**Instruction**
Print the entries below exactly as they appear, from the first line up to and including the line with "0.036, 0.033, 0.030]". Do not print any pictures.

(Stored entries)
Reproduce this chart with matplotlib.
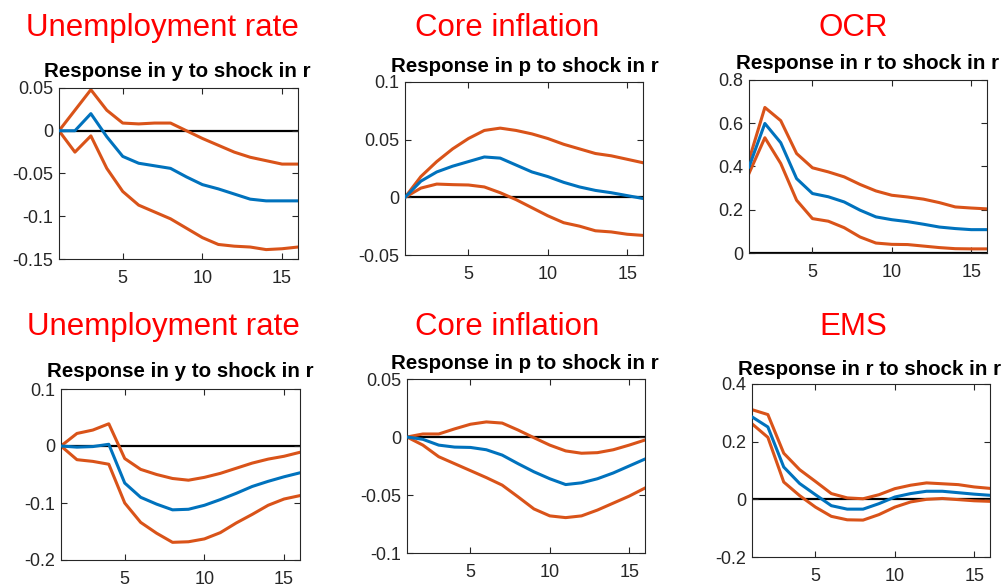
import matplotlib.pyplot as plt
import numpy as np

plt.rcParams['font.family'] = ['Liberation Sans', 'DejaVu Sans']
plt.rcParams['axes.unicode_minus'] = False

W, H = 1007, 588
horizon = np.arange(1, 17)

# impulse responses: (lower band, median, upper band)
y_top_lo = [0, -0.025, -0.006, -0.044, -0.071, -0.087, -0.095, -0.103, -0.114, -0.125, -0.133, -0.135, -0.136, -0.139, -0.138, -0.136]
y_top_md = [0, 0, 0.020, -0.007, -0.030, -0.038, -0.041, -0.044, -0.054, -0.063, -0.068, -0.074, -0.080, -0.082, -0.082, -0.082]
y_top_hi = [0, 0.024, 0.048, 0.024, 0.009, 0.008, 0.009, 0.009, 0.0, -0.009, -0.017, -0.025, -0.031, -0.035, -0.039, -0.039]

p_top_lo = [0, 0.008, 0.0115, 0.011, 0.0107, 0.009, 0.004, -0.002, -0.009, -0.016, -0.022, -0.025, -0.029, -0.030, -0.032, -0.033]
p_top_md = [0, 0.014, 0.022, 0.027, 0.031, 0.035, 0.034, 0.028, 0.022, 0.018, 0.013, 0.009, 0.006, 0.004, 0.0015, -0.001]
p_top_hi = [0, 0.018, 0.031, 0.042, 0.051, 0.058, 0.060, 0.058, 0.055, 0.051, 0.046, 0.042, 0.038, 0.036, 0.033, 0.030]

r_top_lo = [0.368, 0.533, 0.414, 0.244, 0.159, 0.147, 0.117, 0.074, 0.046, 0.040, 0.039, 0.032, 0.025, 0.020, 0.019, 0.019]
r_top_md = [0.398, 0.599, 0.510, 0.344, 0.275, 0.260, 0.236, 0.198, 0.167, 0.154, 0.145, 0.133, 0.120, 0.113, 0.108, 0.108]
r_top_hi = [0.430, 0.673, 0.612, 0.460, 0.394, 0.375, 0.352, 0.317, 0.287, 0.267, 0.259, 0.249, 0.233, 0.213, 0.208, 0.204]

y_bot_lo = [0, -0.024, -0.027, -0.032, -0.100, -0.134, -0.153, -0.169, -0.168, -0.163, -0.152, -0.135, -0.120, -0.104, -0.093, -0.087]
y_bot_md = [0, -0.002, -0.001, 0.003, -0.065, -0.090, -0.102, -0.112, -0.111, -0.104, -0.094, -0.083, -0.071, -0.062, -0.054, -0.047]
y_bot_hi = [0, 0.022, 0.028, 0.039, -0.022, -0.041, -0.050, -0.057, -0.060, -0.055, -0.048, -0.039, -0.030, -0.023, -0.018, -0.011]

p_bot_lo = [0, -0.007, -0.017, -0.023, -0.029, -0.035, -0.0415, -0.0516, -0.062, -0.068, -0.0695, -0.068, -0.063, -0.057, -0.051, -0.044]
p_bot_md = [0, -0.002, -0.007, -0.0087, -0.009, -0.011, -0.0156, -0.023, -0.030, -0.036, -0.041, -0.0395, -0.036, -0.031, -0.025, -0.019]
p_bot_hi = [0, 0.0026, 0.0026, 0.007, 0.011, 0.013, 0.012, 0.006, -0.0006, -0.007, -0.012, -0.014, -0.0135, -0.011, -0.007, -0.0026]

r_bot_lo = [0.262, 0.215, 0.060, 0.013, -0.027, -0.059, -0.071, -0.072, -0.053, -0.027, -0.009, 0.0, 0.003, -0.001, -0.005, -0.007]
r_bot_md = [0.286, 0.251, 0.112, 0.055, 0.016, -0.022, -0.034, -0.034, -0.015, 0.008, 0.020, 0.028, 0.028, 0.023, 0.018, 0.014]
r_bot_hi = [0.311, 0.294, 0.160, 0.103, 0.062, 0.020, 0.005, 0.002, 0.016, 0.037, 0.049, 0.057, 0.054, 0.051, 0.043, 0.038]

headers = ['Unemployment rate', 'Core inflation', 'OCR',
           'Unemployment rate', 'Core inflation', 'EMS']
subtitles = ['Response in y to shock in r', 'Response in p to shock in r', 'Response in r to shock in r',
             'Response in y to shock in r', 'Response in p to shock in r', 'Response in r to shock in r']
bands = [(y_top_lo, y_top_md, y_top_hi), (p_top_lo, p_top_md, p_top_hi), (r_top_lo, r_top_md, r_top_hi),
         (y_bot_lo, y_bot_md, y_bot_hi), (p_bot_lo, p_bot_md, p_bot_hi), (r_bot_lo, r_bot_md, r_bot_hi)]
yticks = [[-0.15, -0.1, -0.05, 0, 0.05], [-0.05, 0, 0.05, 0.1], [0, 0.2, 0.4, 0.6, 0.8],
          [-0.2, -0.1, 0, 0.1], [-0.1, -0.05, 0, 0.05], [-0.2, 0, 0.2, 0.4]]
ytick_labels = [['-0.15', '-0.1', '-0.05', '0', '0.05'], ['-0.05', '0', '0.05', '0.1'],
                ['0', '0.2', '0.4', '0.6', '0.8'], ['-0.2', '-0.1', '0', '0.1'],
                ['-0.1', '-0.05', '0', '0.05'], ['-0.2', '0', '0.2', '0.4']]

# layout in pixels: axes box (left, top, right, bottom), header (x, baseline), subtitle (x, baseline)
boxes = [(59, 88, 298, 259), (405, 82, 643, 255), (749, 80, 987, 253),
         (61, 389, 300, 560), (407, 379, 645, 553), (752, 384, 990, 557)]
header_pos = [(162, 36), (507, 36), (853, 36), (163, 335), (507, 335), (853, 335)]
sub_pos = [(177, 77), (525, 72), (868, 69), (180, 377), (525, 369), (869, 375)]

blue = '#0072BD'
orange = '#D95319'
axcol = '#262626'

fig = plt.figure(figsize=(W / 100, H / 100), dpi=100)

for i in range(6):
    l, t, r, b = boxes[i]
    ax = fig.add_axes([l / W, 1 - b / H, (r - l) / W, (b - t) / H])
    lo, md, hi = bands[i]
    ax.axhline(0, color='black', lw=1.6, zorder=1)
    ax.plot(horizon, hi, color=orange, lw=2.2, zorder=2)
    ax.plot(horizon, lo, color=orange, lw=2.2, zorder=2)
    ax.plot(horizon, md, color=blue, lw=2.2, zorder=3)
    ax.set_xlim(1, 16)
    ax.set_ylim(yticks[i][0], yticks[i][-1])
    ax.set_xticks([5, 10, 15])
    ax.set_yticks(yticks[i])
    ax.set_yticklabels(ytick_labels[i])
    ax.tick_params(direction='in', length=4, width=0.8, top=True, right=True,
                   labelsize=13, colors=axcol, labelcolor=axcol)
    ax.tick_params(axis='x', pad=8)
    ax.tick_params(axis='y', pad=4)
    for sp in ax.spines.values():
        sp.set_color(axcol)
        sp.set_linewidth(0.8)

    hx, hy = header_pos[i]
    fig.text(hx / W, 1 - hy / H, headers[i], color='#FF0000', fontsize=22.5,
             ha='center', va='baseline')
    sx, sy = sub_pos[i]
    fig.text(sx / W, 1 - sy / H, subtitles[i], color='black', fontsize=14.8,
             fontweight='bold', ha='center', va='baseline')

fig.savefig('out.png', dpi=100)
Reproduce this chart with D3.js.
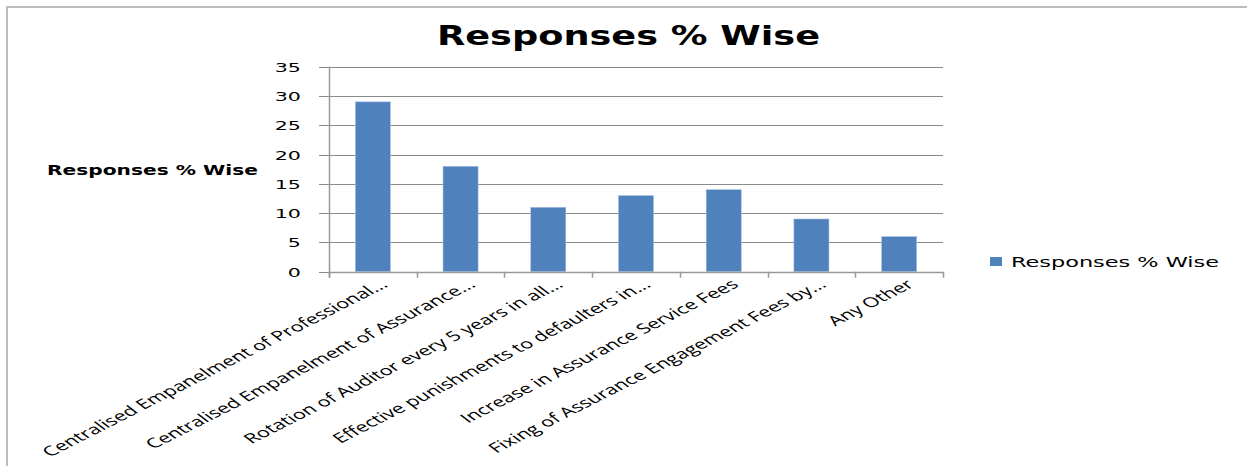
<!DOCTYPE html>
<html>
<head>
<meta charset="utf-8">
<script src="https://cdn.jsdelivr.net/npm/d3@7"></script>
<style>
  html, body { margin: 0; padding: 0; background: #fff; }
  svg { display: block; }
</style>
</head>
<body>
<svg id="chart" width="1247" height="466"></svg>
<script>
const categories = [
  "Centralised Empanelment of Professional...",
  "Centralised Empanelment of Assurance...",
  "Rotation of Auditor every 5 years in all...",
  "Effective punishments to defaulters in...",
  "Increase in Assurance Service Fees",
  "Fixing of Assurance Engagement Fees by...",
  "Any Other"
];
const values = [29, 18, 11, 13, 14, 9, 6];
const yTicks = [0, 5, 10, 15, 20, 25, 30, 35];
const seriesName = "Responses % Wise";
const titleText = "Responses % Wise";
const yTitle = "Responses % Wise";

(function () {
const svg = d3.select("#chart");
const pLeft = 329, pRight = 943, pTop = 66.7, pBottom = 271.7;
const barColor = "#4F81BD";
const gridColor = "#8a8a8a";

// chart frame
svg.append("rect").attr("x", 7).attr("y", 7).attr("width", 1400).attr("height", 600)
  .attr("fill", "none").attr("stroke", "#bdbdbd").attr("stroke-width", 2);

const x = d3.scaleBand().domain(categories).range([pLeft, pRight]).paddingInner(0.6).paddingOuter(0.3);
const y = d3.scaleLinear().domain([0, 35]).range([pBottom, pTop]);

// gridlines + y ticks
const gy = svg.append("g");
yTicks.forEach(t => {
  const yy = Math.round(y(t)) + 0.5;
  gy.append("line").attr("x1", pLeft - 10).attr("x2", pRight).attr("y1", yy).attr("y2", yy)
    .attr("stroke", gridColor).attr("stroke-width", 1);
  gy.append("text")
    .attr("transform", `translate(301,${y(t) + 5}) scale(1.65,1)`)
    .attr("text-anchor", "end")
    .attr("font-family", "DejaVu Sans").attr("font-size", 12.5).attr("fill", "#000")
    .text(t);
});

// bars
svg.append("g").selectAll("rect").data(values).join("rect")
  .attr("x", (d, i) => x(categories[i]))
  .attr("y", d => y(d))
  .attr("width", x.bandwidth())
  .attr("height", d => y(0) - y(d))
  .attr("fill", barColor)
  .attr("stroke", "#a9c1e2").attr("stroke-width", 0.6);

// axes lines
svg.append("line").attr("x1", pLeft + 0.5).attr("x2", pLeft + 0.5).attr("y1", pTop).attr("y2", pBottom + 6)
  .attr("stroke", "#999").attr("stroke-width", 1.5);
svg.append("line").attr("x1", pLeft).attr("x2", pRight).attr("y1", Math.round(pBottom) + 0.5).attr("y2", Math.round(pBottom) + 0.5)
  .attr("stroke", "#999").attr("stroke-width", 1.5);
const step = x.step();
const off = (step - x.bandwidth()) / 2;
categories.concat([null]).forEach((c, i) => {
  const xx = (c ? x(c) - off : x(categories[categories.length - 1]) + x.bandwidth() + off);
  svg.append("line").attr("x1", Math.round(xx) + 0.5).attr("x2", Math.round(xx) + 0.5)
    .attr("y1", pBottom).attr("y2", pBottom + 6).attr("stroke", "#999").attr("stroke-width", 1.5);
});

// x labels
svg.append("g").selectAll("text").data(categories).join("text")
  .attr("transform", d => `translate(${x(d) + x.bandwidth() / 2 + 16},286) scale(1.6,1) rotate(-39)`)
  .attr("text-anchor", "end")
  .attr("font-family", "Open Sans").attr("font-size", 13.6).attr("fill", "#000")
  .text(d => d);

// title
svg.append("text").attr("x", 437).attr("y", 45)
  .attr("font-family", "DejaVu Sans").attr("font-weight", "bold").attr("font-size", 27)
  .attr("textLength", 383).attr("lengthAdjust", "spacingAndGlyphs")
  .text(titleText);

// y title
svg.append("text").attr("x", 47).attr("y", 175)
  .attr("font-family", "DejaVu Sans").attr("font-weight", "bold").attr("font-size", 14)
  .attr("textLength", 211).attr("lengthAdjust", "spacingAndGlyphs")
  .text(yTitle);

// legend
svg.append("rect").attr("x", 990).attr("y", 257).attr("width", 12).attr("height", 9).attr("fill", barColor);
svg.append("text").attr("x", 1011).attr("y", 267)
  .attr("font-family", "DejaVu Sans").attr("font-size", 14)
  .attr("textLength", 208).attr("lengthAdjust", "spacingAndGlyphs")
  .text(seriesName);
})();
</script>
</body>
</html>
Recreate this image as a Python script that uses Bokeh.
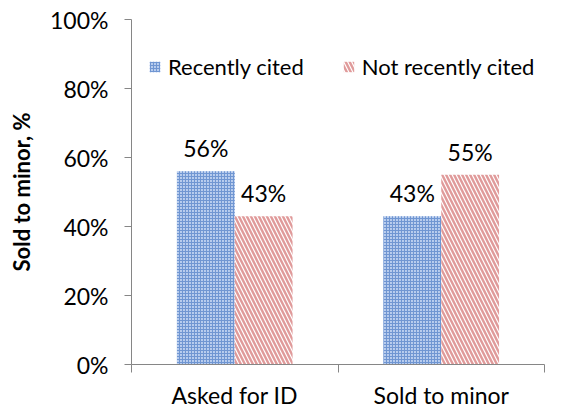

**Expected answer**
Reproduce this chart with matplotlib.
import matplotlib.pyplot as plt
import numpy as np

plt.rcParams['font.family'] = ['Liberation Sans', 'DejaVu Sans']
plt.rcParams['axes.unicode_minus'] = False

W, H = 1007, 588
horizon = np.arange(1, 17)

# impulse responses: (lower band, median, upper band)
y_top_lo = [0, -0.025, -0.006, -0.044, -0.071, -0.087, -0.095, -0.103, -0.114, -0.125, -0.133, -0.135, -0.136, -0.139, -0.138, -0.136]
y_top_md = [0, 0, 0.020, -0.007, -0.030, -0.038, -0.041, -0.044, -0.054, -0.063, -0.068, -0.074, -0.080, -0.082, -0.082, -0.082]
y_top_hi = [0, 0.024, 0.048, 0.024, 0.009, 0.008, 0.009, 0.009, 0.0, -0.009, -0.017, -0.025, -0.031, -0.035, -0.039, -0.039]

p_top_lo = [0, 0.008, 0.0115, 0.011, 0.0107, 0.009, 0.004, -0.002, -0.009, -0.016, -0.022, -0.025, -0.029, -0.030, -0.032, -0.033]
p_top_md = [0, 0.014, 0.022, 0.027, 0.031, 0.035, 0.034, 0.028, 0.022, 0.018, 0.013, 0.009, 0.006, 0.004, 0.0015, -0.001]
p_top_hi = [0, 0.018, 0.031, 0.042, 0.051, 0.058, 0.060, 0.058, 0.055, 0.051, 0.046, 0.042, 0.038, 0.036, 0.033, 0.030]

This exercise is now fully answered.